The Continental Congress appointed George Washington General of this “Army” on June 15, two days before the British assault on Farmer Breed’s hill. An action which took its name from that of a neighboring farmer, going into history as the Battle of Bunker Hill.
Shortly after his arrival in July, General Washington discovered that his army had enough gunpowder for nine rounds per man, and then they’d be done.
At the time, Boston was a virtual island, connected to the mainland by a narrow strip of land. British forces were effectively penned up in Boston, by a force too weak to do anything about it.
The stalemate dragged on for months, when a 25-year-old bookseller came to General Washington with a plan. His name was Henry Knox. His plan was a 300-mile, round trip slog into a New England winter, to retrieve the guns of Fort Ticonderoga.
Washington’s advisors derided the idea as hopeless, but the General approved. Henry Knox set out with a column of men on December 1.
Located on the New York banks of Lake Champlain, Fort Ticonderoga was captured by a small force led by Ethan Allen and Colonel Benedict Arnold, in May of that year. In it were brass and iron cannon, howitzers, and mortars, 59 pieces in all. Arriving on December 5, Knox and his men set about disassembling the artillery, making it ready for transport. A flotilla of flat bottom boats was scavenged from all over the countryside, the guns loaded and rowed the length of Lake George, arriving barely before the water began to freeze over.

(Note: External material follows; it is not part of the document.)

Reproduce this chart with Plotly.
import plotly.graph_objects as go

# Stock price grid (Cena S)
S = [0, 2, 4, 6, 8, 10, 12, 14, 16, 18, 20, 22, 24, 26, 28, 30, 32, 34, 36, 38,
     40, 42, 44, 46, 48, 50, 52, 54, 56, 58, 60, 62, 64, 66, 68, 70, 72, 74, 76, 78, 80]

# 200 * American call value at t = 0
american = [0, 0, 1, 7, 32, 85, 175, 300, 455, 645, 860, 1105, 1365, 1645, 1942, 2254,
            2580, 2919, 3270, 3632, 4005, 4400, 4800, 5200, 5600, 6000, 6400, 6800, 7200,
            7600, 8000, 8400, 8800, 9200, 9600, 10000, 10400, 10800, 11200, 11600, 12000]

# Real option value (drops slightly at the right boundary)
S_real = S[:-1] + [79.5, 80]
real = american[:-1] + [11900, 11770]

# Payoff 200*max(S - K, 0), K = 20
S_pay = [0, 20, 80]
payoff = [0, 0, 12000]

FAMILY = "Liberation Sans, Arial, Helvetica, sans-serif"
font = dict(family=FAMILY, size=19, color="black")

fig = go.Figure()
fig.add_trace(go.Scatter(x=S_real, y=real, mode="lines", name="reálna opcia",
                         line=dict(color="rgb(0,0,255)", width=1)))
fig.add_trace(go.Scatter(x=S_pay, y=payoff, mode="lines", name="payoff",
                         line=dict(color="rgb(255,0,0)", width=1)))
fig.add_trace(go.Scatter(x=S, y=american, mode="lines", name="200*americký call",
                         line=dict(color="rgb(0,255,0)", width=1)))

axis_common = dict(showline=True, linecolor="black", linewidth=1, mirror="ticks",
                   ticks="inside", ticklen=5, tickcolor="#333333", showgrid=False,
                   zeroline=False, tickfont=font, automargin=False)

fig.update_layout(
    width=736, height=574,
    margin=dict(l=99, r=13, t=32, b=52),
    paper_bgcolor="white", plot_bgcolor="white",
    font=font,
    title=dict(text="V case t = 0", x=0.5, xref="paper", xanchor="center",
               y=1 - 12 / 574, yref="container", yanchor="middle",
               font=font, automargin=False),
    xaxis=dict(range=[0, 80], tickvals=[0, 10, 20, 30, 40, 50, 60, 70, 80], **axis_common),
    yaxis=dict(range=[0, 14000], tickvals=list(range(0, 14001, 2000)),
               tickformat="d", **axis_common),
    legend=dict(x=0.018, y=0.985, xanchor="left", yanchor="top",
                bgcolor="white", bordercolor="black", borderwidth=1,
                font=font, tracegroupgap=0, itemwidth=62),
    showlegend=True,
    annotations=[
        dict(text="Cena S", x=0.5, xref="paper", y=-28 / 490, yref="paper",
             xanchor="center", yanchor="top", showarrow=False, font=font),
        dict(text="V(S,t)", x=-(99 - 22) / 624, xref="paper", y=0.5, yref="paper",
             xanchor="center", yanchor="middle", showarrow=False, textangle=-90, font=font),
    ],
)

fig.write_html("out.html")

Local farmers were enlisted to help and by December 17, Knox was able to report to General Washington “I have had made forty two exceedingly strong sleds & have provided eighty yoke of oxen to drag them as far as Springfield where I shall get fresh cattle to carry them to camp. . . . I hope in 16 or 17 days to be able to present your Excellency a noble train of artillery.”
Bare ground prevented the sleds from moving until Christmas morning, when a heavy snow fell and the column set out for Albany. Two attempts to cross the Hudson River on January 5 each resulted in cannon being lost to the river, but finally Knox was able to write “Went on the ice about 8 o’clock in the morning & proceeded so carefully that before night we got over 23 sleds & were so lucky as to get the Cannon out of the River, owing to the assistance the good people of the City of Albany gave.”

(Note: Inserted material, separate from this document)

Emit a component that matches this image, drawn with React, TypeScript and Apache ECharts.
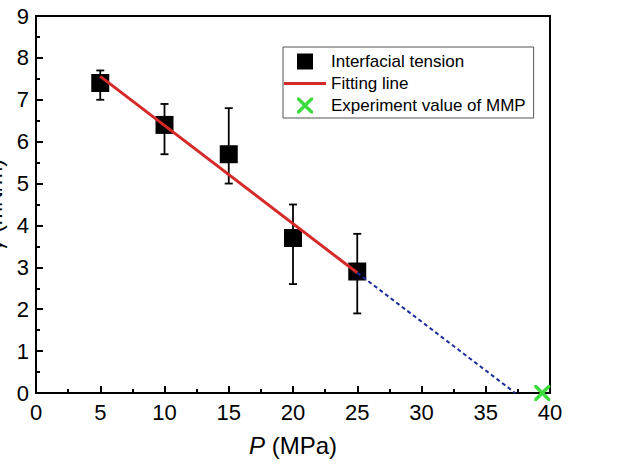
import React, { useEffect, useRef } from "react";
import * as echarts from "echarts";

const pressures = [5, 10, 15, 20, 25];
const tension = [7.4, 6.4, 5.7, 3.7, 2.9];
const errLow = [7.0, 5.7, 5.0, 2.6, 1.9];
const errHigh = [7.7, 6.9, 6.8, 4.5, 3.8];
const fitLine = [
  [5, 7.56],
  [25, 2.87],
];
const extrapolation = [
  [25, 2.87],
  [37.3, 0],
];
const mmpPoint = [[39.4, 0]];
const xTicks = { min: 0, max: 40, interval: 5 };
const yTicks = { min: 0, max: 9, interval: 1 };

const FONT = "'Liberation Sans', Arial, Helvetica, sans-serif";
const CROSS =
  "path://M0,0 L3,0 L10,7 L17,0 L20,0 L20,3 L13,10 L20,17 L20,20 L17,20 L10,13 L3,20 L0,20 L0,17 L7,10 L0,3 Z";
const SQUARE = "path://M0,0 L10,0 L10,10 L0,10 Z";
const BAR = "path://M0,0 L42,0 L42,3 L0,3 Z";

export default function App() {
  const ref = useRef<HTMLDivElement>(null);
  useEffect(() => {
    if (!ref.current) return;
    const chart = echarts.init(ref.current, null, { renderer: "svg" });
    const errData = pressures.map((p, i) => [p, errLow[i], errHigh[i]]);
    chart.setOption({
      animation: false,
      backgroundColor: "#fff",
      textStyle: { fontFamily: FONT },
      grid: {
        left: 36,
        right: 90,
        top: 16,
        bottom: 72,
        show: true,
        borderColor: "#000",
        borderWidth: 2,
        containLabel: false,
        outerBoundsMode: "none",
      },
      legend: {
        orient: "vertical",
        left: 283,
        top: 47,
        padding: [6, 8, 4, 1],
        borderColor: "#555",
        borderWidth: 1,
        itemWidth: 42,
        itemHeight: 16,
        itemGap: 5,
        textStyle: { fontSize: 17, color: "#000", fontFamily: FONT },
        data: [
          { name: "Interfacial tension", icon: SQUARE },
          { name: "Fitting line", icon: BAR },
          { name: "Experiment value of MMP", icon: CROSS },
        ],
      },
      xAxis: {
        type: "value",
        min: xTicks.min,
        max: xTicks.max,
        interval: xTicks.interval,
        name: "{i|P} (MPa)",
        nameLocation: "middle",
        nameGap: 40,
        nameTextStyle: {
          fontSize: 24,
          color: "#000",
          fontFamily: FONT,
          rich: { i: { fontStyle: "italic", fontSize: 24, fontFamily: FONT, color: "#000" } },
        },
        axisLine: { lineStyle: { color: "#000", width: 2 } },
        axisTick: { inside: true, length: 7, lineStyle: { color: "#000", width: 2 } },
        minorTick: { show: true, splitNumber: 2, length: 4, lineStyle: { color: "#000", width: 2 } },
        axisLabel: { fontSize: 22, color: "#000", margin: 8, fontFamily: FONT },
        splitLine: { show: false },
      },
      yAxis: {
        type: "value",
        min: yTicks.min,
        max: yTicks.max,
        interval: yTicks.interval,
        name: "{g|γ} (mN/m)",
        nameLocation: "middle",
        nameRotate: 90,
        nameGap: 28,
        nameTextStyle: {
          fontSize: 22,
          color: "#000",
          fontFamily: FONT,
          rich: { g: { fontStyle: "italic", fontSize: 22, fontFamily: FONT, color: "#000" } },
        },
        axisLine: { lineStyle: { color: "#000", width: 2 } },
        axisTick: { inside: true, length: 7, lineStyle: { color: "#000", width: 2 } },
        minorTick: { show: true, splitNumber: 2, length: 4, lineStyle: { color: "#000", width: 2 } },
        axisLabel: { fontSize: 22, color: "#000", margin: 7, fontFamily: FONT },
        splitLine: { show: false },
      },
      series: [
        {
          type: "custom",
          name: "errors",
          z: 1,
          data: errData,
          renderItem: (params: any, api: any) => {
            const x = api.value(0);
            const lo = api.coord([x, api.value(1)]);
            const hi = api.coord([x, api.value(2)]);
            const cap = 4;
            const style = { stroke: "#000", lineWidth: 1.8 };
            return {
              type: "group",
              children: [
                { type: "line", shape: { x1: lo[0], y1: lo[1], x2: hi[0], y2: hi[1] }, style },
                { type: "line", shape: { x1: lo[0] - cap, y1: lo[1], x2: lo[0] + cap, y2: lo[1] }, style },
                { type: "line", shape: { x1: hi[0] - cap, y1: hi[1], x2: hi[0] + cap, y2: hi[1] }, style },
              ],
            };
          },
        },
        {
          type: "scatter",
          name: "Interfacial tension",
          z: 3,
          symbol: "rect",
          symbolSize: 18,
          itemStyle: { color: "#000", opacity: 1 },
          data: pressures.map((p, i) => [p, tension[i]]),
        },
        {
          type: "line",
          name: "Fitting line",
          z: 4,
          symbol: "none",
          lineStyle: { color: "#d42a2a", width: 3 },
          itemStyle: { color: "#d42a2a" },
          data: fitLine,
        },
        {
          type: "line",
          name: "extrapolation",
          z: 4,
          symbol: "none",
          lineStyle: { color: "#1c2c9c", width: 2, type: [4, 3] },
          data: extrapolation,
        },
        {
          type: "scatter",
          name: "Experiment value of MMP",
          z: 5,
          symbol: CROSS,
          symbolSize: 16,
          clip: false,
          itemStyle: { color: "#3ddc3d", opacity: 1 },
          data: mmpPoint,
        },
      ],
    });
    return () => chart.dispose();
  }, []);
  return (
    <div
      ref={ref}
      style={{ position: "absolute", left: 0, top: 0, width: 640, height: 465 }}
    />
  );
}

Continuing east, Knox and his men crossed into Massachusetts, over the Berkshires, and on to Springfield. With 80 fresh yoke of oxen, the 5,400lb sleds moved along much of what are modern-day Routes 9 and 20, passing through Brookfield, Spencer, Leicester, Worcester, Shrewsbury, Northborough, Marlborough, Southborough, Framingham, Wayland, Weston, Waltham, and Watertown.
It must have been a sight when that noble train of artillery entered Cambridge on this day in 1776. By March, Henry Knox’ cannon would be manhandled to the top of Dorchester Heights, resulting in the British evacuation of Boston and a peculiar Massachusetts institution which exists to this day, known as “Evacuation Day”: March 17.
It is doubtful whether Washington possessed sufficient powder or shot for a sustained campaign, but British forces occupying Boston didn’t know that. The mere presence of those guns moved British General Howe to weigh anchor and sail for Nova Scotia, but that must be a story for another day.